Heppenheimer Amt hat gerechnet

„Wenn nämlich zur Gemarkung einer Kommune beispielsweise viele Waldflächen gehören, die überhaupt nicht für eine Besiedlung zur Verfügung stehen, dann wirkt der Wert, der durch die simple Rechnung, Einwohnerzahl geteilt durch Gemarkungsfläche‘ erzielt wird, sehr groß“, so Habich - für eine realistische Betrachtung dürften aber nur die Flächen in Ansatz gebracht werden, auf denen tatsächlich auch Wohnbebauung erfolgen dürfe oder bereits erfolgt sei.

Das Amt für Bodenmanagement hat auf Basis seiner Geodaten ermittelt, dass von den 5,7 Quadratkilometer Gemarkungsfläche 1,18 Quadratkilometer Siedlungsfläche sind (ohne Gewerbegebiete). Teilt man nun diesen Wert durch 7219 Einwohner, dann leben laut Berechnung durch die Heppenheimer Behörde auf einem Hektar – also auf 10 000 Quadratmetern – 61 Personen.
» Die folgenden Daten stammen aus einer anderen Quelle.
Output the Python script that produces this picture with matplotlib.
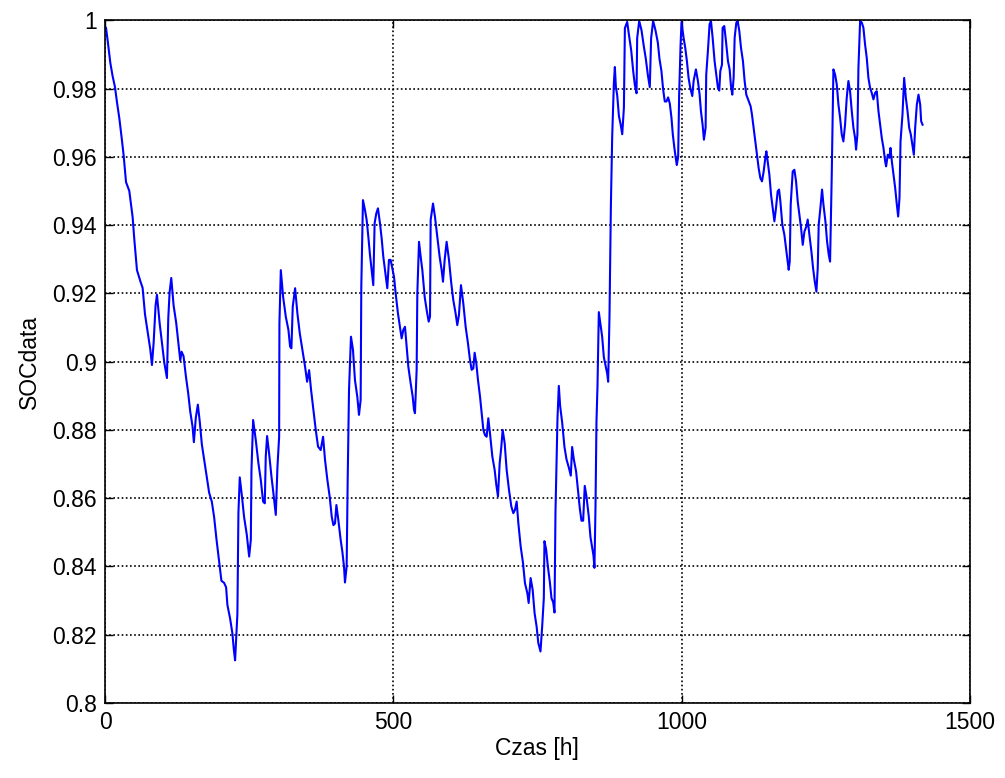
import matplotlib
matplotlib.use('Agg')
import matplotlib.pyplot as plt
from matplotlib.ticker import FuncFormatter

plt.rcParams['font.family'] = ['Liberation Sans', 'DejaVu Sans']

# state of charge over time (hours)
hours_a = [0, 1.7, 4.6, 9.2, 13.2, 17.3, 20.8, 24.8, 28.9, 32.3, 36.4, 42.1, 47.9, 50.8,
           55.4, 61.2, 65.2, 69.3, 73.9, 78.5, 81.4, 84.3, 87.7, 90.1, 94.7, 98.7, 102.8,
           107.4, 109.7, 112, 114.9, 118.9, 123.5, 127.6, 130.5, 132.8, 136.2, 140.2, 144.3,
           147.7, 151.8, 154.1, 157.5, 161, 164.4, 167.9, 171.9, 176.5, 180.6, 185.2, 189.2,
           193.3, 197.9, 201.9, 206.5, 210, 212.3, 216.9, 221, 223.3, 225.6, 229.6, 231.4,
           233.7, 237.2, 241.2, 245.8]
soc_a = [0.998, 0.9978, 0.994, 0.9875, 0.9836, 0.9804, 0.9759, 0.9713, 0.9655, 0.9604, 0.9526,
         0.95, 0.9423, 0.9358, 0.9268, 0.9236, 0.9216, 0.9139, 0.9087, 0.9036, 0.899, 0.9055,
         0.9165, 0.9196, 0.9113, 0.9055, 0.8997, 0.8952, 0.9126, 0.9203, 0.9245, 0.9165,
         0.9113, 0.9049, 0.9003, 0.9029, 0.9016, 0.8958, 0.8907, 0.8855, 0.881, 0.8764,
         0.8836, 0.8874, 0.8823, 0.8758, 0.8713, 0.8661, 0.8616, 0.859, 0.8545, 0.848,
         0.8416, 0.8358, 0.8352, 0.8339, 0.8287, 0.8248, 0.8203, 0.8158, 0.8125, 0.8261,
         0.8558, 0.8661, 0.861, 0.8545, 0.8494]

hours_b = [250, 252.9, 254, 256.9, 261.5, 266.1, 270.2, 274.2, 277.1, 278.8, 281.1, 284.6,
           288.7, 292.1, 296.2, 299.1, 302, 302.5, 304.9, 308.9, 313.5, 318.1, 321, 323.3,
           325.6, 329.7, 333.7, 337.8, 342.4, 347, 350.5, 354, 357.4, 361.4, 365.5, 369.5,
           374.1, 378.2, 381.6, 385.7, 389.7, 393.2, 396.1, 398.9, 401.3, 404.7, 408.7, 411.6,
           414.5, 416.2, 419.1, 420.9, 423.2, 426.6, 430.1, 433.5, 437.6, 440.5, 443.4, 444.5,
           447.4, 450.9, 453.8, 456.7, 459.6, 462.4, 465.3, 467.6, 470.5, 473.4, 476.9, 479.8,
           482.7, 485.6, 489.6, 492.5, 495.4]
soc_b = [0.8429, 0.8478, 0.8683, 0.8829, 0.877, 0.8702, 0.8653, 0.859, 0.8585, 0.8722, 0.8782,
         0.8731, 0.8663, 0.8614, 0.8551, 0.8692, 0.878, 0.9112, 0.9268, 0.919, 0.9132, 0.9093,
         0.9044, 0.9039, 0.9161, 0.9215, 0.9141, 0.9083, 0.9034, 0.8985, 0.8941, 0.8975,
         0.8917, 0.8858, 0.88, 0.8751, 0.8741, 0.878, 0.8712, 0.8653, 0.8604, 0.8546, 0.8521,
         0.8526, 0.858, 0.8536, 0.8478, 0.8444, 0.84, 0.8353, 0.84, 0.8653, 0.8917, 0.9073,
         0.9034, 0.8946, 0.8897, 0.8844, 0.8888, 0.9219, 0.9473, 0.9444, 0.9415, 0.9366,
         0.9312, 0.9268, 0.9224, 0.9405, 0.9434, 0.9449, 0.9405, 0.9361, 0.9307, 0.9268,
         0.9215, 0.9298, 0.9298]

hours_c = [501.2, 504.1, 508.1, 511.6, 514.5, 517.4, 520.3, 523.2, 526.1, 530.1, 533.6, 535.9,
           537.6, 540.5, 541.7, 544.6, 547.5, 550.4, 554.4, 557.9, 561.4, 563.7, 564.8, 568.9,
           572.3, 576.4, 580.4, 583.9, 586.2, 589.1, 592.5, 596.6, 600.6, 604.1, 608.1, 611,
           613.9, 617.4, 621.4, 625.5, 629.5, 633, 635.9, 638.8, 641.1, 644, 646.9, 650.4,
           653.3, 656.2, 659, 661.9, 664.8, 667.7, 671.8, 675.8, 678.7, 681.6, 684.5, 687.4,
           689.7, 693.2, 696.6, 700.7, 704.7, 708.2, 711.1, 714, 716.9, 720.9, 725, 728.4,
           732.5, 734.8, 738.2, 741.7, 745.1, 748.6, 751.5]
soc_c = [0.9249, 0.92, 0.9141, 0.9102, 0.9068, 0.9093, 0.9102, 0.9044, 0.8985, 0.8937, 0.8898,
         0.8859, 0.8849, 0.8976, 0.92, 0.9351, 0.9307, 0.9268, 0.919, 0.9151, 0.9117, 0.9132,
         0.9415, 0.9463, 0.9424, 0.9366, 0.9307, 0.9268, 0.9234, 0.9298, 0.9351, 0.9298,
         0.9229, 0.918, 0.9141, 0.9107, 0.9137, 0.9224, 0.9171, 0.9102, 0.9054, 0.9005,
         0.8976, 0.898, 0.9026, 0.8995, 0.8946, 0.8898, 0.8849, 0.88, 0.8785, 0.878, 0.8834,
         0.879, 0.8722, 0.8683, 0.8639, 0.8605, 0.8702, 0.8751, 0.88, 0.8761, 0.8683, 0.8624,
         0.8576, 0.8556, 0.8566, 0.859, 0.8527, 0.8459, 0.841, 0.8351, 0.8322, 0.8293, 0.8366,
         0.8332, 0.8263, 0.8224, 0.8176]

hours_d = [755.3, 758.2, 761.1, 762.2, 765.1, 768, 771.5, 774.4, 777.3, 779.6, 781.3, 783.1,
           784.8, 787.1, 789.4, 792.9, 796.9, 800.4, 804.4, 807.9, 810.2, 813.1, 817.1, 820.6,
           823.5, 826.4, 829.3, 832.1, 835, 839.1, 842, 844.9, 847.2, 848.9, 850.7, 852.4,
           854.2, 856.5, 859.4, 862.3, 865.2, 868.1, 871, 872.7, 875, 877.4, 879.7, 882.6,
           884.3, 886.1, 888.4, 891.3, 894.2, 897.1, 900, 901.7, 905.7, 908.6, 912.7, 916.1,
           919, 921.9, 923, 926.5, 930.5, 934.6, 938, 941.5, 944.9, 947.2, 950.7, 954.7, 958.8,
           961.7, 965.1, 968, 970.9, 973.8, 976.7, 979.6, 982.5, 984.8, 987.7, 990.1, 991.8,
           994.1, 995.8, 998.2, 999.9]
soc_d = [0.8151, 0.8223, 0.8307, 0.8474, 0.845, 0.8402, 0.8355, 0.8307, 0.8295, 0.8265, 0.8558,
         0.8702, 0.8834, 0.8929, 0.887, 0.8822, 0.875, 0.8714, 0.869, 0.8666, 0.875, 0.8714,
         0.8678, 0.8618, 0.857, 0.8534, 0.8534, 0.8636, 0.8606, 0.8546, 0.8486, 0.8456,
         0.8432, 0.8396, 0.857, 0.8822, 0.8929, 0.9145, 0.9109, 0.9073, 0.9013, 0.8989,
         0.8965, 0.8941, 0.9133, 0.9456, 0.966, 0.9816, 0.9863, 0.9804, 0.978, 0.972, 0.9696,
         0.9666, 0.9744, 0.9977, 0.9995, 0.9959, 0.9911, 0.9851, 0.981, 0.9786, 0.9947,
         0.9998, 0.9971, 0.9923, 0.9887, 0.984, 0.9804, 0.9947, 0.9998, 0.9971, 0.9935,
         0.9887, 0.9851, 0.9798, 0.9762, 0.9762, 0.9774, 0.9756, 0.9714, 0.9666, 0.9624,
         0.9594, 0.9576, 0.96, 0.978, 0.9923, 0.9995]

hours_e = [1003.5, 1006.4, 1009.3, 1012.2, 1015.1, 1018.6, 1020.9, 1024.9, 1028.4, 1031.3,
           1033.6, 1036.5, 1038.8, 1041.7, 1042.8, 1045.7, 1048.6, 1051, 1053.9, 1057.3,
           1060.2, 1063.1, 1065.4, 1067.2, 1070.1, 1071.2, 1074.1, 1077, 1080.5, 1083.4,
           1085.7, 1088, 1090.3, 1092.1, 1095, 1097.3, 1100.2, 1103.1, 1106.5, 1109.4, 1112.3,
           1116.4, 1119.8, 1122.1, 1125, 1127.9, 1130.8, 1133.7, 1136.6, 1139.5, 1142.4,
           1145.3, 1147.1, 1149.4, 1152.3, 1155.2, 1158.1, 1161, 1163.8, 1166.7, 1169.1,
           1171.4, 1174.8, 1178.3, 1181.2, 1184.1, 1185.8, 1187.6, 1189.3, 1192.8, 1195.7,
           1198.6, 1201.5, 1204.4, 1207.3, 1210.2, 1213.1, 1216.5, 1218.8, 1221.7, 1225.2,
           1228.1, 1231, 1233.9, 1236.2, 1237.9, 1240.8, 1243.7, 1246.1, 1249.5, 1252.4,
           1255.3, 1257.6]
soc_e = [0.9949, 0.9919, 0.988, 0.9831, 0.9802, 0.9778, 0.9822, 0.9856, 0.9822, 0.9782, 0.9734,
         0.9694, 0.965, 0.9685, 0.9841, 0.991, 0.9988, 0.9998, 0.9949, 0.988, 0.9841, 0.9802,
         0.9794, 0.9851, 0.987, 0.9978, 0.9983, 0.9939, 0.988, 0.9856, 0.9807, 0.9782,
         0.9831, 0.9949, 0.9993, 0.9998, 0.9968, 0.9919, 0.988, 0.9822, 0.9782, 0.9763,
         0.9748, 0.9724, 0.9685, 0.9645, 0.9606, 0.9567, 0.9538, 0.9528, 0.9557, 0.9597,
         0.9616, 0.9587, 0.9548, 0.9489, 0.945, 0.9411, 0.945, 0.9499, 0.9504, 0.9469,
         0.9401, 0.9372, 0.9333, 0.9293, 0.9269, 0.9293, 0.946, 0.9557, 0.9562, 0.9528,
         0.9469, 0.943, 0.9391, 0.9342, 0.9381, 0.9396, 0.9416, 0.9372, 0.9323, 0.9274,
         0.9235, 0.9205, 0.9274, 0.9401, 0.945, 0.9504, 0.946, 0.9411, 0.9352, 0.9313, 0.9293]

hours_f = [1260.5, 1263.4, 1266.3, 1269.2, 1272.1, 1275, 1277.9, 1280.7, 1283.6, 1286.5,
           1289.4, 1292.3, 1295.2, 1298.1, 1301, 1302.7, 1305, 1306.8, 1309.7, 1312.6, 1315.4,
           1318.3, 1321.2, 1324.1, 1327, 1329.9, 1332.8, 1335.7, 1338.6, 1341.5, 1344.4,
           1347.3, 1350.2, 1353.1, 1354.8, 1357.7, 1360.6, 1362.4, 1364.7, 1367.6, 1370.5,
           1373.4, 1375.7, 1378, 1379.8, 1383.2, 1386.1, 1389, 1391.9, 1394.8, 1397.7, 1400.6,
           1402.9, 1405.2, 1408.1, 1411, 1413.9, 1415.6, 1418]
soc_f = [0.9548, 0.9856, 0.9841, 0.9812, 0.9753, 0.9714, 0.9665, 0.9645, 0.9694, 0.9773,
         0.9822, 0.9792, 0.9734, 0.9685, 0.9655, 0.9621, 0.9665, 0.9861, 0.9998, 0.9993,
         0.9978, 0.9929, 0.989, 0.9831, 0.9802, 0.9787, 0.9768, 0.9787, 0.9792, 0.9734,
         0.9694, 0.9655, 0.9626, 0.9587, 0.9572, 0.9606, 0.9597, 0.9626, 0.9587, 0.9548,
         0.9509, 0.946, 0.9425, 0.9479, 0.9645, 0.9724, 0.9831, 0.9773, 0.9734, 0.9685,
         0.9665, 0.9631, 0.9606, 0.9685, 0.9753, 0.9782, 0.9753, 0.9704, 0.9694]

hours = hours_a + hours_b + hours_c + hours_d + hours_e + hours_f
soc = soc_a + soc_b + soc_c + soc_d + soc_e + soc_f

x_ticks = [0, 500, 1000, 1500]
y_ticks = [0.8, 0.82, 0.84, 0.86, 0.88, 0.9, 0.92, 0.94, 0.96, 0.98, 1.0]

fig = plt.figure(figsize=(10.05, 7.78), dpi=100)
ax = fig.add_axes([0.1045, 0.0964, 0.8605, 0.8776])

ax.plot(hours, soc, color=(0, 0, 1), lw=1.5)

ax.set_xlim(0, 1500)
ax.set_ylim(0.8, 1.0)
ax.set_xticks(x_ticks)
ax.set_yticks(y_ticks)
ax.yaxis.set_major_formatter(FuncFormatter(lambda v, p: f'{v:g}'))

# matlab-like dotted grid
ax.grid(True, color='black', linestyle=(0, (1, 1.5)), linewidth=1.2)
ax.tick_params(direction='in', length=6, width=1, top=True, right=True,
               labelsize=16.5, pad=6)
for s in ax.spines.values():
    s.set_linewidth(1.2)

ax.set_xlabel('Czas [h]', fontsize=16.5, labelpad=2)
ax.set_ylabel('SOCdata', fontsize=16.5, labelpad=8)

fig.savefig('out.png', dpi=100, facecolor='white')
„Oder anders ausgedrückt: Auf eine durchschnittliche Wohnfläche von 100 Quadratmetern kommen gerade einmal 0,61 Personen“, so Habich. Vergleiche man nun den Zwingenberger Wert von 61 Einwohnern pro Hektar Siedlungsfläche mit den ebenfalls vom Amt für Bodenmanagement auf dieselbe Weise ermittelten Werten von Nachbarkommunen, gebe es keine Veranlassung „zu der immer wieder reflexartigen Behauptung, Zwingenberg sei die am dichtesten besiedelte Kommune in der Region“:

In Lorsch beträgt der Wert ebenfalls 61, in Bensheim liegt er mit 62 und in Heppenheim mit 65 etwas darüber. Zugegebenermaßen rangieren Alsbach-Hähnlein mit 52 und Einhausen mit 53 Personen pro Hektar Siedlungsfläche unter Zwingenberg. In einer Vorlage aus dem Rathaus, mit dem am kommenden Dienstag der Bau-, Planungs- und Umweltausschuss (19 Uhr/Diefenbachsaal des „Bunten Löwen“) informiert wird, heißt es dazu:

Verdichtung im regionalen Mittel

„Die unterdurchschnittlichen Dichtewerte lassen sich im Falle von Alsbach mit seinen Ortsteilen Hähnlein und Sandwiese sowie der Gemeinde Einhausen durch deren eher dörfliche Struktur erklären sowie im Falle beider Gemeinden dadurch, dass es praktisch keinen Geschosswohnungsbau gibt. Der Ortsteil Alsbach ist außerdem in den Hanglagen durch weitgehend erhaltene, alte Villengrundstücke mit großen Gärten geprägt, die es beispielsweise in Zwingenberg historisch bedingt eher weniger gibt.“

So oder so stellt Habich fest: „Wir können mit Fug und Recht sagen: Zwingenberg und sein Stadtteil Rodau haben sich in der Vergangenheit ganz sicher nicht verdichteter entwickelt als andere Kommunen.“ Wenn überhaupt von einer Verdichtung die Rede sein könne, dann treffe das vielleicht auf die Region insgesamt zu, „aber das zu regeln liegt nicht in der Zuständigkeit der einzelnen Kommunen, sondern das ist Sache der Regionalplanung“.

Mehr Innen- als Außenentwicklung

Stadtverwaltung und Kommunalpolitik vor Ort hätten mit Blick auf die Ausweisung zusätzlicher Wohnbaugebiete in der Vergangenheit fast ausnahmslos Innen- vor Außenentwicklung betrieben, bilanziert der Zwingenberger Bürgermeister. Allenfalls das Neubaugebiet „Im hinteren Diebbaum“ südlich des Rewe-Marktes sei sozusagen eine „Außenentwicklung“ gewesen.

In jüngerer Zeit entwickelte Flächen wie der dritte Bauabschnitt des „Steinfurter Falltor“ in Zwingenberg oder „Auf dem Brunnen II“ in Rodau zählt Habich zur Innenentwicklung: Das „Steinfurter Falltor“ sei schließlich von der Platanenallee eingefasst und die Fortschreibung des „Brunnens“ nur eine Arrondierung des Ortsrandes. Überdies seien im Innenbereich viele Baulücken geschlossen oder neue Immobilien in zweiter oder dritter Reihe errichtet worden.